Apple has a bad week, Controlled Folder Access follow-up

Email update, 5 December 2017

I’m sure you would have all heard about Apple’s extremely dumb bug in macOS last week, which would allow you to log in as the root user just by mashing your face on the keyboard.

That’s a slight exaggeration, but not by much: the bug allowed anyone with local access (or remote access if VNC was enabled) to log in as ‘root’ by just leaving the password field empty and hitting enter a couple of times.

On macOS, as with any Unix-based system, ‘root’ is effectively God (with some caveats - macOS actually runs a limited root user), so any authentication bypass which gets you root is a big deal.

Patrick Wardle has written up an excellent explanation of how the bug works and how it was likely introduced, which is worth a read:

Why <blank> Gets You Root

First, let’s look what’s happening at a high level. When a user (or attacker) attempts to log into an account that is not currently enabled (i.e. root), for some unknown reason, the system will naively create that account with whatever password the user specifies…even if that password is blank.
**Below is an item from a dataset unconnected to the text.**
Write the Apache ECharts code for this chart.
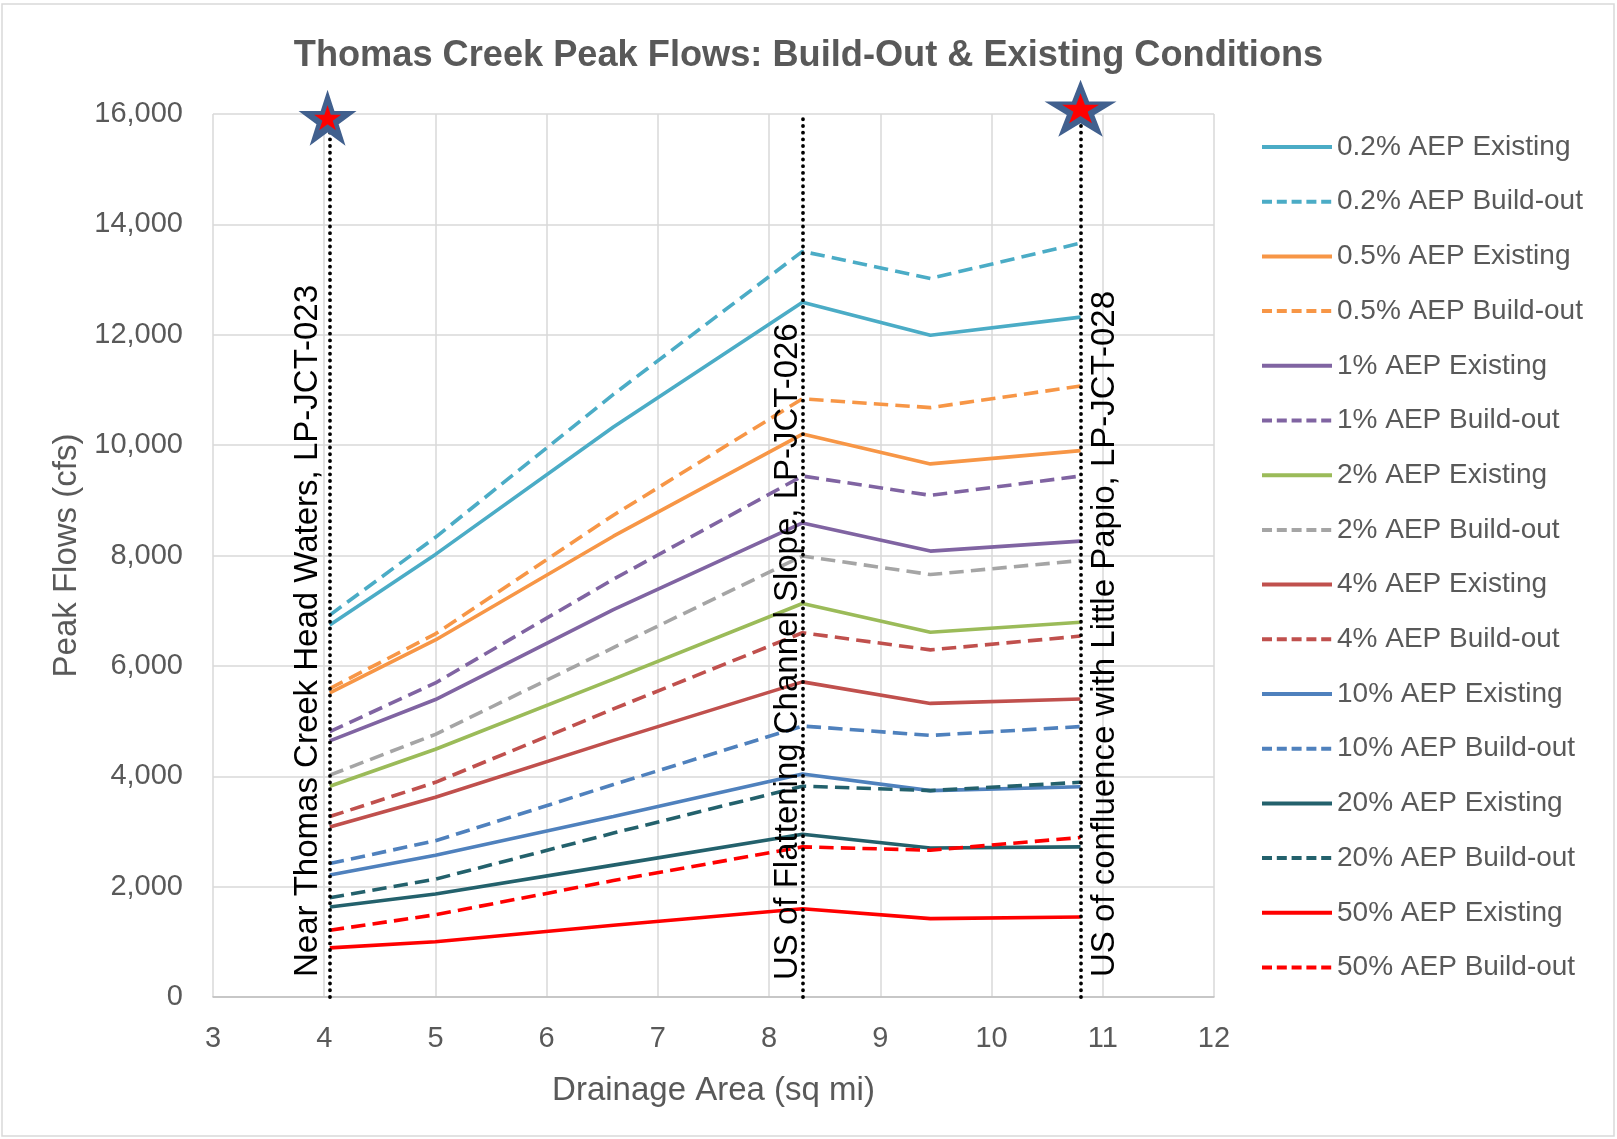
<!DOCTYPE html>
<html>
<head>
<meta charset="utf-8">
<title>Thomas Creek Peak Flows</title>
<script src="https://cdn.jsdelivr.net/npm/echarts@6/dist/echarts.min.js"></script>
<style>
  html, body { margin: 0; padding: 0; background: #fff; }
  #chart { width: 1617px; height: 1139px; }
</style>
</head>
<body>
<div id="chart"></div>
<script>
// Drainage area (sq mi) of each junction along Thomas Creek
const drainageArea = [4.05, 5.0, 6.6, 8.3, 9.45, 10.8];

// Peak flows (cfs) per storm frequency, existing and build-out conditions
const aep02Existing  = [6740, 8020, 10330, 12590, 11990, 12320];
const aep02Buildout  = [6920, 8330, 10920, 13510, 13020, 13660];
const aep05Existing  = [5510, 6470, 8350, 10200, 9660, 9900];
const aep05Buildout  = [5590, 6580, 8730, 10840, 10680, 11070];
const aep1Existing   = [4640, 5390, 7020, 8590, 8080, 8260];
const aep1Buildout   = [4810, 5690, 7570, 9440, 9090, 9440];
const aep2Existing   = [3820, 4490, 5760, 7130, 6610, 6790];
const aep2Buildout   = [4020, 4760, 6330, 7990, 7655, 7910];
const aep4Existing   = [3080, 3620, 4650, 5710, 5320, 5400];
const aep4Buildout   = [3270, 3890, 5220, 6600, 6290, 6540];
const aep10Existing  = [2210, 2570, 3270, 4040, 3740, 3810];
const aep10Buildout  = [2420, 2830, 3850, 4910, 4740, 4900];
const aep20Existing  = [1630, 1865, 2390, 2950, 2700, 2720];
const aep20Buildout  = [1800, 2135, 2970, 3820, 3740, 3890];
const aep50Existing  = [890, 1000, 1300, 1600, 1420, 1450];
const aep50Buildout  = [1210, 1490, 2110, 2720, 2660, 2890];

const seriesNames = [
  '0.2% AEP Existing', '0.2% AEP Build-out',
  '0.5% AEP Existing', '0.5% AEP Build-out',
  '1% AEP Existing', '1% AEP Build-out',
  '2% AEP Existing', '2% AEP Build-out',
  '4% AEP Existing', '4% AEP Build-out',
  '10% AEP Existing', '10% AEP Build-out',
  '20% AEP Existing', '20% AEP Build-out',
  '50% AEP Existing', '50% AEP Build-out'
];
const seriesValues = [
  aep02Existing, aep02Buildout, aep05Existing, aep05Buildout,
  aep1Existing, aep1Buildout, aep2Existing, aep2Buildout,
  aep4Existing, aep4Buildout, aep10Existing, aep10Buildout,
  aep20Existing, aep20Buildout, aep50Existing, aep50Buildout
];
const seriesColors = [
  '#4BACC6', '#4BACC6', '#F79646', '#F79646',
  '#8064A2', '#8064A2', '#9BBB59', '#A5A5A5',
  '#C0504D', '#C0504D', '#4F81BD', '#4F81BD',
  '#23616C', '#23616C', '#FF0000', '#FF0000'
];

// Junction markers (vertical reference lines) and their captions
const junctionX = [4.05, 8.3, 10.8];
const junctionLabels = [
  'Near Thomas Creek Head Waters, LP-JCT-023',
  'US of Flattening Channel Slope, LP-JCT-026',
  'US of confluence with Little Papio, LP-JCT-028'
];

// Star markers for the study limits
const starPoints = [[4.03, 15933], [10.8, 16105]];

// Axis ticks
const xTicks = { min: 3, max: 12, step: 1 };
const yTicks = { min: 0, max: 16000, step: 2000 };

const FONT = 'Liberation Sans';
const TEXT_GRAY = '#595959';
const STAR_PATH = 'path://M50 0 L61.23 34.55 L97.55 34.55 L68.17 55.9 L79.39 90.45 L50 69.1 L20.61 90.45 L31.83 55.9 L2.45 34.55 L38.77 34.55 Z';

const isBuildout = name => name.indexOf('Build-out') >= 0;

const lineSeries = seriesNames.map((name, i) => ({
  name: name,
  type: 'line',
  data: drainageArea.map((x, k) => [x, seriesValues[i][k]]),
  symbol: 'none',
  color: seriesColors[i],
  lineStyle: {
    width: 3.6,
    color: seriesColors[i],
    type: isBuildout(name) ? 'dashed' : 'solid'
  },
  z: 3
}));

const labelPlacement = ['insideStartTop', 'insideStartTop', 'insideStartBottom'];
const labelOffset = [[20, 5], [17, -2], [20, 8]];

const markerSeries = {
  name: 'junctions',
  type: 'line',
  data: [],
  silent: true,
  markLine: {
    silent: true,
    symbol: 'none',
    animation: false,
    lineStyle: { color: '#000', width: 3.8, type: [0.1, 6.6], cap: 'round' },
    data: junctionX.map((x, i) => ({
      xAxis: x,
      label: {
        show: true,
        formatter: junctionLabels[i],
        position: labelPlacement[i],
        distance: labelOffset[i],
        color: '#000',
        fontFamily: FONT,
        fontSize: 33
      }
    }))
  },
  z: 4
};

const starOuter = {
  name: 'starsOuter',
  type: 'scatter',
  clip: false,
  silent: true,
  symbol: STAR_PATH,
  data: starPoints.map((p, i) => ({ value: p, symbolSize: i === 0 ? [58, 56] : [72, 57] })),
  itemStyle: { color: '#41608E', opacity: 1 },
  z: 6
};
const starInner = {
  name: 'starsInner',
  type: 'scatter',
  clip: false,
  silent: true,
  symbol: STAR_PATH,
  data: starPoints.map((p, i) => ({ value: p, symbolSize: i === 0 ? [27, 25] : [37, 30] })),
  itemStyle: { color: '#FF0000', opacity: 1 },
  z: 7
};

const legendItems = seriesNames.map(name => ({
  name: name,
  lineStyle: { width: 4, type: isBuildout(name) ? [10, 4.8] : 'solid', cap: 'butt' }
}));

const chart = echarts.init(document.getElementById('chart'), null, { renderer: 'canvas' });
chart.setOption({
  backgroundColor: '#fff',
  animation: false,
  textStyle: { fontFamily: FONT },
  title: {
    text: 'Thomas Creek Peak Flows: Build-Out & Existing Conditions',
    left: 'center',
    top: 33,
    textStyle: { fontFamily: FONT, fontSize: 36.2, fontWeight: 'bold', color: TEXT_GRAY }
  },
  graphic: [{
    type: 'rect',
    shape: { x: 2, y: 4, width: 1612, height: 1132 },
    style: { fill: 'none', stroke: '#D9D9D9', lineWidth: 1.5 },
    silent: true,
    z: -1
  }],
  grid: { left: 213, right: 403, top: 114, bottom: 142 },
  legend: {
    orient: 'vertical',
    left: 1255,
    top: 127,
    data: legendItems,
    itemWidth: 70,
    itemHeight: 14,
    itemGap: 24.7,
    itemStyle: { opacity: 0 },
    lineStyle: { width: 4 },
    textStyle: { fontFamily: FONT, fontSize: 28, color: TEXT_GRAY, lineHeight: 30 }
  },
  xAxis: {
    type: 'value',
    min: xTicks.min,
    max: xTicks.max,
    interval: xTicks.step,
    name: 'Drainage Area (sq mi)',
    nameLocation: 'middle',
    nameGap: 77,
    nameTextStyle: { fontFamily: FONT, fontSize: 33, color: TEXT_GRAY },
    axisLine: { show: true, lineStyle: { color: '#BFBFBF', width: 1.5 } },
    axisTick: { show: false },
    axisLabel: { fontFamily: FONT, fontSize: 29, color: TEXT_GRAY, margin: 27 },
    splitLine: { show: true, lineStyle: { color: '#D9D9D9', width: 1.5 } }
  },
  yAxis: {
    type: 'value',
    min: yTicks.min,
    max: yTicks.max,
    interval: yTicks.step,
    name: 'Peak Flows (cfs)',
    nameLocation: 'middle',
    nameGap: 130,
    nameTextStyle: { fontFamily: FONT, fontSize: 33, color: TEXT_GRAY },
    axisLine: { show: false },
    axisTick: { show: false },
    axisLabel: {
      fontFamily: FONT, fontSize: 29, color: TEXT_GRAY, margin: 30,
      formatter: v => v.toLocaleString('en-US')
    },
    splitLine: { show: true, lineStyle: { color: '#D9D9D9', width: 1.5 } }
  },
  series: lineSeries.concat([markerSeries, starOuter, starInner])
});
</script>
</body>
</html>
Then the user (or attacker) can readily log into that account.

Controlled Folder Access uses blacklisting for protected folder paths

My last email was all about Windows 10 Defender Controlled Folder Access, and the fun time I was having trying to explicitly whitelist every application I use day-to-day in order to get the feature to work correctly.

Well, it turns out that I needn’t have bothered: the idea is still sound, but the actual implementation needs even more work than I thought.

It turns out that while applications must be whitelisted (explicitly approved) in order to bypass Defender and write to ‘protected folders’, the actual paths of these protected folders work on a blacklist (explicitly denied).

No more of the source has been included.